-- BEGIN --

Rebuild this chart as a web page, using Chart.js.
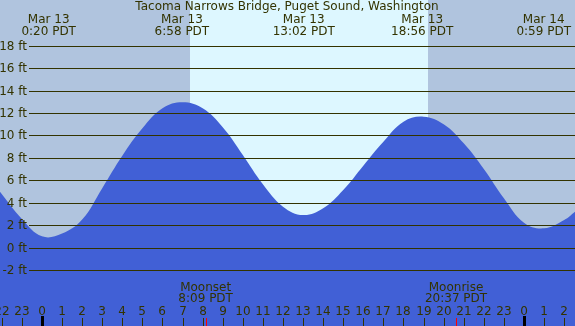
<!DOCTYPE html>
<html>
<head>
<meta charset="utf-8">
<script src="https://cdn.jsdelivr.net/npm/chart.js@4"></script>
<style>
  body { margin: 0; background: #fff; }
  canvas { display: block; }
</style>
</head>
<body>
<canvas id="tideChart" width="575" height="326"></canvas>
<script>
// hours from midnight Mar 13 (PDT) and tide height in feet
const tideHours = [-2.09, -1, 0, 1, 2, 3, 4, 5, 6, 7, 8, 9, 10, 11, 12, 13, 14, 15, 16, 17, 18, 19, 20, 21, 22, 23, 24, 25, 26, 26.54];
const tideFeet  = [4.98, 2.55, 1.0, 1.25, 2.5, 5.3, 8.19, 10.63, 12.41, 12.95, 12.41, 10.72, 8.25, 5.64, 3.65, 2.9, 3.5, 5.13, 7.3, 9.44, 11.22, 11.67, 10.99, 9.29, 7.0, 4.39, 2.22, 1.72, 2.46, 3.2];

const feetTicks = [-2, 0, 2, 4, 6, 8, 10, 12, 14, 16, 18];
const hourTicks = [-2, -1, 0, 1, 2, 3, 4, 5, 6, 7, 8, 9, 10, 11, 12, 13, 14, 15, 16, 17, 18, 19, 20, 21, 22, 23, 24, 25, 26];

const extremeHours = [0.333, 6.967, 13.033, 18.933, 24.983];
const extremeDates = ["Mar 13", "Mar 13", "Mar 13", "Mar 13", "Mar 14"];
const extremeTimes = ["0:20 PDT", "6:58 PDT", "13:02 PDT", "18:56 PDT", "0:59 PDT"];

const moonHours = [8.15, 20.617];
const moonNames = ["Moonset", "Moonrise"];
const moonTimes = ["8:09 PDT", "20:37 PDT"];

const sunHours = [7.37, 19.22]; // sunrise, sunset

const title = "Tacoma Narrows Bridge, Puget Sound, Washington";
const ink = "#333300";
const font = "12px 'DejaVu Sans'";

const tidePlugin = {
  id: "tideDecor",
  beforeDatasetsDraw(chart) {
    const ctx = chart.ctx, x = chart.scales.x, a = chart.chartArea;
    const rise = Math.round(x.getPixelForValue(sunHours[0]));
    const set = Math.round(x.getPixelForValue(sunHours[1]));
    ctx.save();
    ctx.fillStyle = "#b0c4de";
    ctx.fillRect(a.left, a.top, rise - a.left, a.bottom - a.top);
    ctx.fillRect(set, a.top, a.right - set, a.bottom - a.top);
    ctx.fillStyle = "#ddf7ff";
    ctx.fillRect(rise, a.top, set - rise, a.bottom - a.top);
    ctx.restore();
  },
  afterDatasetsDraw(chart) {
    const ctx = chart.ctx, x = chart.scales.x, y = chart.scales.y, a = chart.chartArea;
    ctx.save();
    ctx.font = font;
    ctx.fillStyle = ink;
    ctx.strokeStyle = ink;
    ctx.lineWidth = 1;

    // horizontal grid and feet labels
    ctx.textAlign = "right";
    ctx.textBaseline = "middle";
    feetTicks.forEach(f => {
      const py = Math.round(y.getPixelForValue(f)) + 0.5;
      ctx.beginPath();
      ctx.moveTo(29, py);
      ctx.lineTo(a.right, py);
      ctx.stroke();
      ctx.fillText(f + " ft", 27, py);
    });

    // title and high/low labels
    ctx.textAlign = "center";
    ctx.fillText(title, 287, 7);
    extremeHours.forEach((h, i) => {
      const px = x.getPixelForValue(h);
      ctx.fillText(extremeDates[i], px, 20);
      ctx.fillText(extremeTimes[i], px, 32);
    });

    // moon events
    moonHours.forEach((h, i) => {
      const px = x.getPixelForValue(h);
      ctx.fillText(moonNames[i], px, 288);
      ctx.fillText(moonTimes[i], px, 299);
    });

    // hour ticks
    hourTicks.forEach(h => {
      const px = Math.round(x.getPixelForValue(h));
      const lbl = ((h % 24) + 24) % 24;
      ctx.fillText(String(lbl), px, 312);
      if (lbl === 0) {
        ctx.fillStyle = "#000";
        ctx.fillRect(px - 1, 316, 3, 10);
        ctx.fillStyle = ink;
      } else {
        ctx.fillRect(px, 318, 1, 8);
      }
    });
    ctx.fillStyle = "#ff0000";
    moonHours.forEach(h => {
      const px = Math.round(x.getPixelForValue(h));
      ctx.fillRect(px, 318, 1, 8);
    });
    ctx.restore();
  }
};

new Chart(document.getElementById("tideChart"), {
  type: "line",
  data: {
    datasets: [{
      data: tideHours.map((h, i) => ({ x: h, y: tideFeet[i] })),
      borderWidth: 0,
      borderColor: "rgba(0,0,0,0)",
      backgroundColor: "#4160d6",
      fill: "start",
      pointRadius: 0,
      tension: 0.4
    }]
  },
  options: {
    responsive: false,
    animation: false,
    layout: { padding: 0 },
    plugins: { legend: { display: false }, tooltip: { enabled: false } },
    scales: {
      x: { type: "linear", min: -2.09, max: 26.54, display: false },
      y: { min: -6.99, max: 22.07, display: false }
    }
  },
  plugins: [tidePlugin]
});
</script>
</body>
</html>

-- END --

### Stated exercise:
Restate the data above word for word. Skip every picture.

### Response:
Rebuild this chart as a web page, using Chart.js.
<!DOCTYPE html>
<html>
<head>
<meta charset="utf-8">
<script src="https://cdn.jsdelivr.net/npm/chart.js@4"></script>
<style>
  body { margin: 0; background: #fff; }
  canvas { display: block; }
</style>
</head>
<body>
<canvas id="tideChart" width="575" height="326"></canvas>
<script>
// hours from midnight Mar 13 (PDT) and tide height in feet
const tideHours = [-2.09, -1, 0, 1, 2, 3, 4, 5, 6, 7, 8, 9, 10, 11, 12, 13, 14, 15, 16, 17, 18, 19, 20, 21, 22, 23, 24, 25, 26, 26.54];
const tideFeet  = [4.98, 2.55, 1.0, 1.25, 2.5, 5.3, 8.19, 10.63, 12.41, 12.95, 12.41, 10.72, 8.25, 5.64, 3.65, 2.9, 3.5, 5.13, 7.3, 9.44, 11.22, 11.67, 10.99, 9.29, 7.0, 4.39, 2.22, 1.72, 2.46, 3.2];

const feetTicks = [-2, 0, 2, 4, 6, 8, 10, 12, 14, 16, 18];
const hourTicks = [-2, -1, 0, 1, 2, 3, 4, 5, 6, 7, 8, 9, 10, 11, 12, 13, 14, 15, 16, 17, 18, 19, 20, 21, 22, 23, 24, 25, 26];

const extremeHours = [0.333, 6.967, 13.033, 18.933, 24.983];
const extremeDates = ["Mar 13", "Mar 13", "Mar 13", "Mar 13", "Mar 14"];
const extremeTimes = ["0:20 PDT", "6:58 PDT", "13:02 PDT", "18:56 PDT", "0:59 PDT"];

const moonHours = [8.15, 20.617];
const moonNames = ["Moonset", "Moonrise"];
const moonTimes = ["8:09 PDT", "20:37 PDT"];

const sunHours = [7.37, 19.22]; // sunrise, sunset

const title = "Tacoma Narrows Bridge, Puget Sound, Washington";
const ink = "#333300";
const font = "12px 'DejaVu Sans'";

const tidePlugin = {
  id: "tideDecor",
  beforeDatasetsDraw(chart) {
    const ctx = chart.ctx, x = chart.scales.x, a = chart.chartArea;
    const rise = Math.round(x.getPixelForValue(sunHours[0]));
    const set = Math.round(x.getPixelForValue(sunHours[1]));
    ctx.save();
    ctx.fillStyle = "#b0c4de";
    ctx.fillRect(a.left, a.top, rise - a.left, a.bottom - a.top);
    ctx.fillRect(set, a.top, a.right - set, a.bottom - a.top);
    ctx.fillStyle = "#ddf7ff";
    ctx.fillRect(rise, a.top, set - rise, a.bottom - a.top);
    ctx.restore();
  },
  afterDatasetsDraw(chart) {
    const ctx = chart.ctx, x = chart.scales.x, y = chart.scales.y, a = chart.chartArea;
    ctx.save();
    ctx.font = font;
    ctx.fillStyle = ink;
    ctx.strokeStyle = ink;
    ctx.lineWidth = 1;

    // horizontal grid and feet labels
    ctx.textAlign = "right";
    ctx.textBaseline = "middle";
    feetTicks.forEach(f => {
      const py = Math.round(y.getPixelForValue(f)) + 0.5;
      ctx.beginPath();
      ctx.moveTo(29, py);
      ctx.lineTo(a.right, py);
      ctx.stroke();
      ctx.fillText(f + " ft", 27, py);
    });

    // title and high/low labels
    ctx.textAlign = "center";
    ctx.fillText(title, 287, 7);
    extremeHours.forEach((h, i) => {
      const px = x.getPixelForValue(h);
      ctx.fillText(extremeDates[i], px, 20);
      ctx.fillText(extremeTimes[i], px, 32);
    });

    // moon events
    moonHours.forEach((h, i) => {
      const px = x.getPixelForValue(h);
      ctx.fillText(moonNames[i], px, 288);
      ctx.fillText(moonTimes[i], px, 299);
    });

    // hour ticks
    hourTicks.forEach(h => {
      const px = Math.round(x.getPixelForValue(h));
      const lbl = ((h % 24) + 24) % 24;
      ctx.fillText(String(lbl), px, 312);
      if (lbl === 0) {
        ctx.fillStyle = "#000";
        ctx.fillRect(px - 1, 316, 3, 10);
        ctx.fillStyle = ink;
      } else {
        ctx.fillRect(px, 318, 1, 8);
      }
    });
    ctx.fillStyle = "#ff0000";
    moonHours.forEach(h => {
      const px = Math.round(x.getPixelForValue(h));
      ctx.fillRect(px, 318, 1, 8);
    });
    ctx.restore();
  }
};

new Chart(document.getElementById("tideChart"), {
  type: "line",
  data: {
    datasets: [{
      data: tideHours.map((h, i) => ({ x: h, y: tideFeet[i] })),
      borderWidth: 0,
      borderColor: "rgba(0,0,0,0)",
      backgroundColor: "#4160d6",
      fill: "start",
      pointRadius: 0,
      tension: 0.4
    }]
  },
  options: {
    responsive: false,
    animation: false,
    layout: { padding: 0 },
    plugins: { legend: { display: false }, tooltip: { enabled: false } },
    scales: {
      x: { type: "linear", min: -2.09, max: 26.54, display: false },
      y: { min: -6.99, max: 22.07, display: false }
    }
  },
  plugins: [tidePlugin]
});
</script>
</body>
</html>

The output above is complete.